That is the number staring back at me from my answering machine of 7+ years. From mid-2009 until yesterday afternoon, that number has been at least two. Maybe five or ten or twelve, but at least two. Always two. I kept the last two answering machine messages my dad left us before he passed away on June 26, 2009, and how I wish I had kept more. In the last two messages he doesn’t sound like his usual upbeat self because he wasn’t. But it was his voice. Weaker, softer, more tired and worn down. But it was his voice. I haven’t listened to the messages but once or twice since he left them, and I cannot honestly tell you what the subject matter was. But I had his voice. Recorded. In my house. And had I wanted to, I could have pushed the button to hear him any time. And my clumsy fingers accidentally deleted them yesterday.

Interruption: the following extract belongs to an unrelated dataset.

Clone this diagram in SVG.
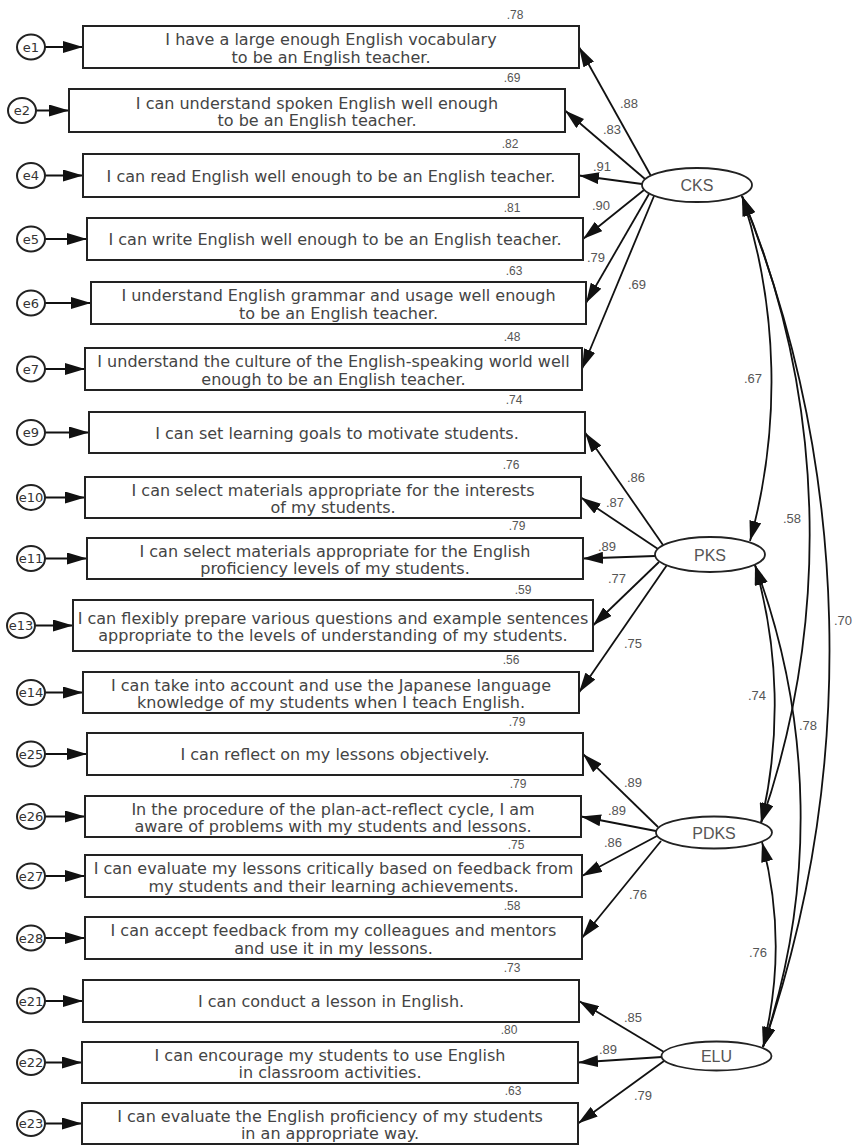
<svg xmlns="http://www.w3.org/2000/svg" width="856" height="1145" viewBox="0 0 856 1145">
<style>
.box{fill:#fff;stroke:#222;stroke-width:2}
.err{fill:#fff;stroke:#222;stroke-width:2}
.lat{fill:#fff;stroke:#222;stroke-width:1.8}
.t{font-family:"DejaVu Sans",sans-serif;font-size:16px;fill:#444;text-anchor:middle}
.el{font-family:"DejaVu Sans",sans-serif;font-size:13px;fill:#333;text-anchor:middle}
.lt{font-family:"Liberation Sans",Arial,sans-serif;font-size:16px;fill:#555;text-anchor:middle}
.n{font-family:"Liberation Sans",Arial,sans-serif;font-size:13px;fill:#555;text-anchor:middle}
.r{font-family:"Liberation Sans",Arial,sans-serif;font-size:12px;fill:#555;text-anchor:middle}
.c line,.c path{stroke:#111;stroke-width:1.8;fill:none;marker-end:url(#ah)}
.c path.cov{marker-start:url(#ah)}
</style>
<defs>
<marker id="ah" markerUnits="userSpaceOnUse" viewBox="0 0 20 12" markerWidth="20" markerHeight="12" refX="20" refY="6" orient="auto-start-reverse">
<path d="M0,0 L20,6 L0,12 Z" fill="#111"/>
</marker>
</defs>
<rect width="856" height="1145" fill="#fff"/>

<g id="connectors" class="c">
<line x1="45" y1="47" x2="83" y2="47"/>
<line x1="36" y1="110.5" x2="69" y2="110.5"/>
<line x1="45" y1="175.5" x2="83" y2="175.5"/>
<line x1="45" y1="239" x2="87" y2="239"/>
<line x1="45" y1="303" x2="91" y2="303"/>
<line x1="45" y1="369" x2="85" y2="369"/>
<line x1="45" y1="432.5" x2="89" y2="432.5"/>
<line x1="45" y1="497.5" x2="85" y2="497.5"/>
<line x1="45" y1="558.5" x2="87" y2="558.5"/>
<line x1="35" y1="625.5" x2="73" y2="625.5"/>
<line x1="45" y1="692.5" x2="83" y2="692.5"/>
<line x1="45" y1="754" x2="87" y2="754"/>
<line x1="45" y1="816.5" x2="85" y2="816.5"/>
<line x1="45" y1="876" x2="85" y2="876"/>
<line x1="45" y1="938" x2="85" y2="938"/>
<line x1="45" y1="1001" x2="83" y2="1001"/>
<line x1="45" y1="1062.5" x2="82" y2="1062.5"/>
<line x1="45" y1="1123.5" x2="82" y2="1123.5"/>

<line x1="651" y1="176" x2="579" y2="47"/>
<line x1="645" y1="179" x2="565" y2="110.5"/>
<line x1="642" y1="184" x2="579" y2="175.5"/>
<line x1="644" y1="190" x2="583" y2="239"/>
<line x1="649" y1="194" x2="586" y2="303"/>
<line x1="654" y1="196" x2="582" y2="369"/>

<line x1="663" y1="545" x2="585" y2="432.5"/>
<line x1="658" y1="549" x2="581" y2="497.5"/>
<line x1="655" y1="556" x2="583" y2="558.5"/>
<line x1="659" y1="562" x2="593" y2="625.5"/>
<line x1="667" y1="565" x2="579" y2="692.5"/>

<line x1="658" y1="827" x2="583" y2="754"/>
<line x1="656" y1="831" x2="581" y2="816.5"/>
<line x1="657" y1="836" x2="582" y2="876"/>
<line x1="661" y1="841" x2="582" y2="938"/>

<line x1="664" y1="1052" x2="579" y2="1001"/>
<line x1="662" y1="1057" x2="578" y2="1062.5"/>
<line x1="664" y1="1061" x2="578" y2="1123.5"/>

<path class="cov" d="M742,196 A600,600 0 0 1 750,541"/>
<path class="cov" d="M742,196 A880,880 0 0 1 761,823"/>
<path class="cov" d="M742,196 A1220,1220 0 0 1 763,1047"/>
<path class="cov" d="M755,565 A720,720 0 0 1 763,1047"/>
<path class="cov" d="M755,565 A510,510 0 0 1 761,823"/>
<path class="cov" d="M762,842 A410,410 0 0 1 763,1047"/>
</g>

<g id="labels">
<text class="n" x="629" y="107.5">.88</text>
<text class="n" x="612" y="133.5">.83</text>
<text class="n" x="602" y="170.5">.91</text>
<text class="n" x="601" y="209.5">.90</text>
<text class="n" x="596" y="261.5">.79</text>
<text class="n" x="637" y="288.5">.69</text>
<text class="n" x="636" y="481.5">.86</text>
<text class="n" x="615" y="506.5">.87</text>
<text class="n" x="607" y="550.5">.89</text>
<text class="n" x="617" y="582.5">.77</text>
<text class="n" x="633" y="647.5">.75</text>
<text class="n" x="633" y="786.5">.89</text>
<text class="n" x="617" y="814.5">.89</text>
<text class="n" x="613" y="846.5">.86</text>
<text class="n" x="638" y="898.5">.76</text>
<text class="n" x="633" y="1021.5">.85</text>
<text class="n" x="608" y="1053.5">.89</text>
<text class="n" x="643" y="1099.5">.79</text>
<text class="n" x="753" y="382.5">.67</text>
<text class="n" x="792" y="522.5">.58</text>
<text class="n" x="843" y="624.5">.70</text>
<text class="n" x="757" y="699.5">.74</text>
<text class="n" x="808" y="729.5">.78</text>
<text class="n" x="758" y="956.5">.76</text>
</g>

<g id="CKS"><ellipse class="lat" cx="697" cy="185" rx="55" ry="17"/><text class="lt" x="697" y="191">CKS</text></g>
<g id="PKS"><ellipse class="lat" cx="710" cy="554.5" rx="55" ry="17.5"/><text class="lt" x="710" y="560.5">PKS</text></g>
<g id="PDKS"><ellipse class="lat" cx="714" cy="832.5" rx="58" ry="16"/><text class="lt" x="714" y="838.5">PDKS</text></g>
<g id="ELU"><ellipse class="lat" cx="716.5" cy="1056" rx="55" ry="14.5"/><text class="lt" x="716.5" y="1062">ELU</text></g>

<g id="item1"><rect class="box" x="83" y="26" width="496" height="42"/><text class="t" x="331" y="45">I have a large enough English vocabulary</text><text class="t" x="331" y="62.5">to be an English teacher.</text><text class="r" x="515" y="19">.78</text></g>
<g id="e1"><ellipse class="err" cx="31" cy="47" rx="14" ry="12.5"/><text class="el" x="31" y="51.5">e1</text></g>

<g id="item2"><rect class="box" x="69" y="89" width="496" height="43"/><text class="t" x="317" y="108.5">I can understand spoken English well enough</text><text class="t" x="317" y="126">to be an English teacher.</text><text class="r" x="512" y="82">.69</text></g>
<g id="e2"><ellipse class="err" cx="22" cy="110.5" rx="14" ry="12.5"/><text class="el" x="22" y="115">e2</text></g>

<g id="item4"><rect class="box" x="83" y="154" width="496" height="43"/><text class="t" x="331" y="181.5">I can read English well enough to be an English teacher.</text><text class="r" x="510" y="148">.82</text></g>
<g id="e4"><ellipse class="err" cx="31" cy="175.5" rx="14" ry="12.5"/><text class="el" x="31" y="180">e4</text></g>

<g id="item5"><rect class="box" x="87" y="218" width="496" height="42"/><text class="t" x="335" y="245">I can write English well enough to be an English teacher.</text><text class="r" x="512" y="212">.81</text></g>
<g id="e5"><ellipse class="err" cx="31" cy="239" rx="14" ry="12.5"/><text class="el" x="31" y="243.5">e5</text></g>

<g id="item6"><rect class="box" x="91" y="282" width="495" height="42"/><text class="t" x="338.5" y="301">I understand English grammar and usage well enough</text><text class="t" x="338.5" y="318.5">to be an English teacher.</text><text class="r" x="514" y="275">.63</text></g>
<g id="e6"><ellipse class="err" cx="31" cy="303" rx="14" ry="12.5"/><text class="el" x="31" y="307.5">e6</text></g>

<g id="item7"><rect class="box" x="85" y="348" width="497" height="42"/><text class="t" x="333.5" y="367">I understand the culture of the English-speaking world well</text><text class="t" x="333.5" y="384.5">enough to be an English teacher.</text><text class="r" x="512" y="341">.48</text></g>
<g id="e7"><ellipse class="err" cx="31" cy="369" rx="14" ry="12.5"/><text class="el" x="31" y="373.5">e7</text></g>

<g id="item9"><rect class="box" x="89" y="412" width="496" height="41"/><text class="t" x="337" y="438.5">I can set learning goals to motivate students.</text><text class="r" x="514" y="404">.74</text></g>
<g id="e9"><ellipse class="err" cx="31" cy="432.5" rx="14" ry="12.5"/><text class="el" x="31" y="437">e9</text></g>

<g id="item10"><rect class="box" x="85" y="477" width="496" height="41"/><text class="t" x="333" y="495.5">I can select materials appropriate for the interests</text><text class="t" x="333" y="513">of my students.</text><text class="r" x="511" y="469">.76</text></g>
<g id="e10"><ellipse class="err" cx="31" cy="497.5" rx="14" ry="12.5"/><text class="el" x="31" y="502">e10</text></g>

<g id="item11"><rect class="box" x="87" y="538" width="496" height="41"/><text class="t" x="335" y="556.5">I can select materials appropriate for the English</text><text class="t" x="335" y="574">proficiency levels of my students.</text><text class="r" x="517" y="530">.79</text></g>
<g id="e11"><ellipse class="err" cx="31" cy="558.5" rx="14" ry="12.5"/><text class="el" x="31" y="563">e11</text></g>

<g id="item13"><rect class="box" x="73" y="600" width="520" height="51"/><text class="t" x="333" y="623.5">I can flexibly prepare various questions and example sentences</text><text class="t" x="333" y="641">appropriate to the levels of understanding of my students.</text><text class="r" x="523" y="594">.59</text></g>
<g id="e13"><ellipse class="err" cx="21" cy="625.5" rx="14" ry="12.5"/><text class="el" x="21" y="630">e13</text></g>

<g id="item14"><rect class="box" x="83" y="672" width="496" height="41"/><text class="t" x="331" y="690.5">I can take into account and use the Japanese language</text><text class="t" x="331" y="708">knowledge of my students when I teach English.</text><text class="r" x="511" y="664">.56</text></g>
<g id="e14"><ellipse class="err" cx="31" cy="692.5" rx="14" ry="12.5"/><text class="el" x="31" y="697">e14</text></g>

<g id="item25"><rect class="box" x="87" y="733" width="496" height="42"/><text class="t" x="335" y="760">I can reflect on my lessons objectively.</text><text class="r" x="517" y="726">.79</text></g>
<g id="e25"><ellipse class="err" cx="31" cy="754" rx="14" ry="12.5"/><text class="el" x="31" y="758.5">e25</text></g>

<g id="item26"><rect class="box" x="85" y="796" width="496" height="41"/><text class="t" x="333" y="814.5">In the procedure of the plan-act-reflect cycle, I am</text><text class="t" x="333" y="832">aware of problems with my students and lessons.</text><text class="r" x="518" y="788">.79</text></g>
<g id="e26"><ellipse class="err" cx="31" cy="816.5" rx="14" ry="12.5"/><text class="el" x="31" y="821">e26</text></g>

<g id="item27"><rect class="box" x="85" y="855" width="497" height="42"/><text class="t" x="333.5" y="874">I can evaluate my lessons critically based on feedback from</text><text class="t" x="333.5" y="891.5">my students and their learning achievements.</text><text class="r" x="516" y="849">.75</text></g>
<g id="e27"><ellipse class="err" cx="31" cy="876" rx="14" ry="12.5"/><text class="el" x="31" y="880.5">e27</text></g>

<g id="item28"><rect class="box" x="85" y="917" width="497" height="42"/><text class="t" x="333.5" y="936">I can accept feedback from my colleagues and mentors</text><text class="t" x="333.5" y="953.5">and use it in my lessons.</text><text class="r" x="512" y="910">.58</text></g>
<g id="e28"><ellipse class="err" cx="31" cy="938" rx="14" ry="12.5"/><text class="el" x="31" y="942.5">e28</text></g>

<g id="item21"><rect class="box" x="83" y="980" width="496" height="42"/><text class="t" x="331" y="1007">I can conduct a lesson in English.</text><text class="r" x="512" y="972">.73</text></g>
<g id="e21"><ellipse class="err" cx="31" cy="1001" rx="14" ry="12.5"/><text class="el" x="31" y="1005.5">e21</text></g>

<g id="item22"><rect class="box" x="82" y="1042" width="496" height="41"/><text class="t" x="330" y="1060.5">I can encourage my students to use English</text><text class="t" x="330" y="1078">in classroom activities.</text><text class="r" x="509" y="1034">.80</text></g>
<g id="e22"><ellipse class="err" cx="31" cy="1062.5" rx="14" ry="12.5"/><text class="el" x="31" y="1067">e22</text></g>

<g id="item23"><rect class="box" x="82" y="1103" width="496" height="41"/><text class="t" x="330" y="1121.5">I can evaluate the English proficiency of my students</text><text class="t" x="330" y="1139">in an appropriate way.</text><text class="r" x="513" y="1095">.63</text></g>
<g id="e23"><ellipse class="err" cx="31" cy="1123.5" rx="14" ry="12.5"/><text class="el" x="31" y="1128">e23</text></g>
</svg>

We have been out of town for a long weekend and I was going through our missed calls. The kids were babbling in the kitchen while they had their afternoon snack and there was one message I could not get down fully. I had the guys name and number but I could not, after four listens, figure out where he said he was calling from. Of course this guy was the last message on the machine and I missed the two second time span I had to repeat him before the message ended, so I had to play all messages and skip through them all to get back to his. My stupid right index finger punched “delete” through all the messages instead of the “forward skip”, which is the button directly next to the delete. I realized it as I deleted the random guy’s messages and my voicemail man said “you have no more messages” and then popped that little red zero onto the screen. I swear I felt my heart stop and lurch around in my chest at that moment when I realized what I had done. I couldn’t breathe. It was no one’s fault but my own, even though I mentally cursed the placement of the delete and skip buttons. I cried a bit and called my husband to tell him what I did. He, too, was accustomed to the little red number two. Sort of checking to make sure it was still there whenever we passed my the machine in the kitchen.

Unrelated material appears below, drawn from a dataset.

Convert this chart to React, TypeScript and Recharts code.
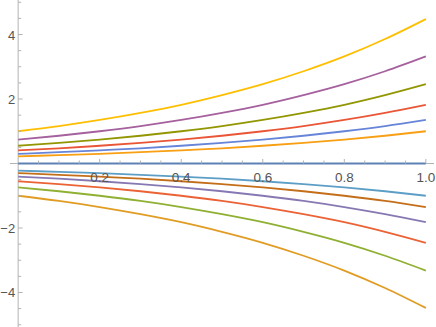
import React from "react";
import { LineChart, Line, XAxis, YAxis, ReferenceLine, ReferenceDot } from "recharts";

const xs = [0, 0.1, 0.2, 0.3, 0.4, 0.5, 0.6, 0.7, 0.8, 0.9, 1.0];

const zero = [0, 0, 0, 0, 0, 0, 0, 0, 0, 0, 0];

const pos1 = [1.0, 1.16, 1.35, 1.57, 1.82, 2.12, 2.46, 2.86, 3.32, 3.86, 4.48];
const pos2 = [0.74, 0.86, 1.0, 1.16, 1.35, 1.57, 1.82, 2.12, 2.46, 2.86, 3.32];
const pos3 = [0.55, 0.64, 0.74, 0.86, 1.0, 1.16, 1.35, 1.57, 1.82, 2.12, 2.46];
const pos4 = [0.41, 0.47, 0.55, 0.64, 0.74, 0.86, 1.0, 1.16, 1.35, 1.57, 1.82];
const pos5 = [0.3, 0.35, 0.41, 0.47, 0.55, 0.64, 0.74, 0.86, 1.0, 1.16, 1.35];
const pos6 = [0.22, 0.26, 0.3, 0.35, 0.41, 0.47, 0.55, 0.64, 0.74, 0.86, 1.0];

const neg1 = [-1.0, -1.16, -1.35, -1.57, -1.82, -2.12, -2.46, -2.86, -3.32, -3.86, -4.48];
const neg2 = [-0.74, -0.86, -1.0, -1.16, -1.35, -1.57, -1.82, -2.12, -2.46, -2.86, -3.32];
const neg3 = [-0.55, -0.64, -0.74, -0.86, -1.0, -1.16, -1.35, -1.57, -1.82, -2.12, -2.46];
const neg4 = [-0.41, -0.47, -0.55, -0.64, -0.74, -0.86, -1.0, -1.16, -1.35, -1.57, -1.82];
const neg5 = [-0.3, -0.35, -0.41, -0.47, -0.55, -0.64, -0.74, -0.86, -1.0, -1.16, -1.35];
const neg6 = [-0.22, -0.26, -0.3, -0.35, -0.41, -0.47, -0.55, -0.64, -0.74, -0.86, -1.0];

const seriesList = [
  { key: "z", values: zero, color: "#5E81B5" },
  { key: "n1", values: neg1, color: "#E19C24" },
  { key: "n2", values: neg2, color: "#8FB032" },
  { key: "n3", values: neg3, color: "#EB6235" },
  { key: "n4", values: neg4, color: "#8778B3" },
  { key: "n5", values: neg5, color: "#C56E1A" },
  { key: "n6", values: neg6, color: "#5D9EC7" },
  { key: "p1", values: pos1, color: "#FFBF00" },
  { key: "p2", values: pos2, color: "#A5609D" },
  { key: "p3", values: pos3, color: "#929600" },
  { key: "p4", values: pos4, color: "#E95536" },
  { key: "p5", values: pos5, color: "#6685D9" },
  { key: "p6", values: pos6, color: "#F89F13" },
];

const xTicks = [0.05, 0.1, 0.15, 0.2, 0.25, 0.3, 0.35, 0.4, 0.45, 0.5, 0.55, 0.6, 0.65, 0.7, 0.75, 0.8, 0.85, 0.9, 0.95, 1.0];
const xLabels: Record<string, string> = { "0.2": "0.2", "0.4": "0.4", "0.6": "0.6", "0.8": "0.8", "1": "1.0" };
const yTicks = [-5, -4.5, -4, -3.5, -3, -2.5, -2, -1.5, -1, -0.5, 0.5, 1, 1.5, 2, 2.5, 3, 3.5, 4, 4.5, 5];
const yLabels: Record<string, string> = { "-4": "\u22124", "-2": "\u22122", "2": "2", "4": "4" };

const data = xs.map((x, i) => {
  const row: Record<string, number> = { x };
  seriesList.forEach((s) => {
    row[s.key] = s.values[i];
  });
  return row;
});

const AXIS = "#b3b3b3";
const LABEL = "#555555";
const FONT = "'Liberation Sans', Arial, sans-serif";

export default function App() {
  return (
    <div style={{ position: "absolute", left: 0, top: 0, background: "#fff" }}>
      <LineChart width={436} height={327} data={data} margin={{ top: 0, right: 2, bottom: 0, left: 10 }}>
        <XAxis type="number" dataKey="x" domain={[-0.02, 1.02]} hide allowDataOverflow />
        <YAxis type="number" domain={[-5.07, 5.07]} hide allowDataOverflow />
        <ReferenceLine x={0} stroke={AXIS} strokeWidth={1} />
        <ReferenceLine y={0} stroke={AXIS} strokeWidth={1} />
        {seriesList.map((s) => (
          <Line
            key={s.key}
            dataKey={s.key}
            type="monotone"
            stroke={s.color}
            strokeWidth={1.8}
            dot={false}
            isAnimationActive={false}
          />
        ))}
        {xTicks.map((t) => {
          const lbl = xLabels[String(t)];
          return (
            <ReferenceDot
              key={"xt" + t}
              x={t}
              y={0}
              r={0}
              ifOverflow="visible"
              shape={(p: any) => (
                <g>
                  <line x1={p.cx} y1={p.cy} x2={p.cx} y2={p.cy - (lbl ? 4.5 : 3)} stroke={AXIS} strokeWidth={1} />
                  {lbl ? (
                    <text x={p.cx} y={p.cy + 18.5} textAnchor="middle" fontSize={13.5} fill={LABEL} fontFamily={FONT}>
                      {lbl}
                    </text>
                  ) : null}
                </g>
              )}
            />
          );
        })}
        {yTicks.map((t) => {
          const lbl = yLabels[String(t)];
          return (
            <ReferenceDot
              key={"yt" + t}
              x={0}
              y={t}
              r={0}
              ifOverflow="visible"
              shape={(p: any) => (
                <g>
                  <line x1={p.cx} y1={p.cy} x2={p.cx + (lbl ? 4.5 : 3)} y2={p.cy} stroke={AXIS} strokeWidth={1} />
                  {lbl ? (
                    <text x={p.cx - 3} y={p.cy + 5} textAnchor="end" fontSize={13} fill={LABEL} fontFamily={FONT}>
                      {lbl}
                    </text>
                  ) : null}
                </g>
              )}
            />
          );
        })}
      </LineChart>
    </div>
  );
}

I will tell you that we have a videotaped interview of my dad. My brother, sister and I decided to conduct an interview of dad before he got too sick. The year he was diagnosed and treated my sister-in-law and I were both pregnant with and gave birth to the first three of his grandsons. We wanted to remember him, we wanted our children and future children to see him, hear his jokes and voice, see his smile and listen as my brother conducted what turned into a multi-hour interview. I have not watched it. I’m not there yet, but it makes me happy that we thought to do that and that he was such a good sport about it, while knowing our reasons behind the unusual request.
I had 10, 530 days with daddy. Another number that will never get any bigger, but each of those 10, 530 days were a treasure. And the number of memories I have from those days surpasses the highest number I can count to!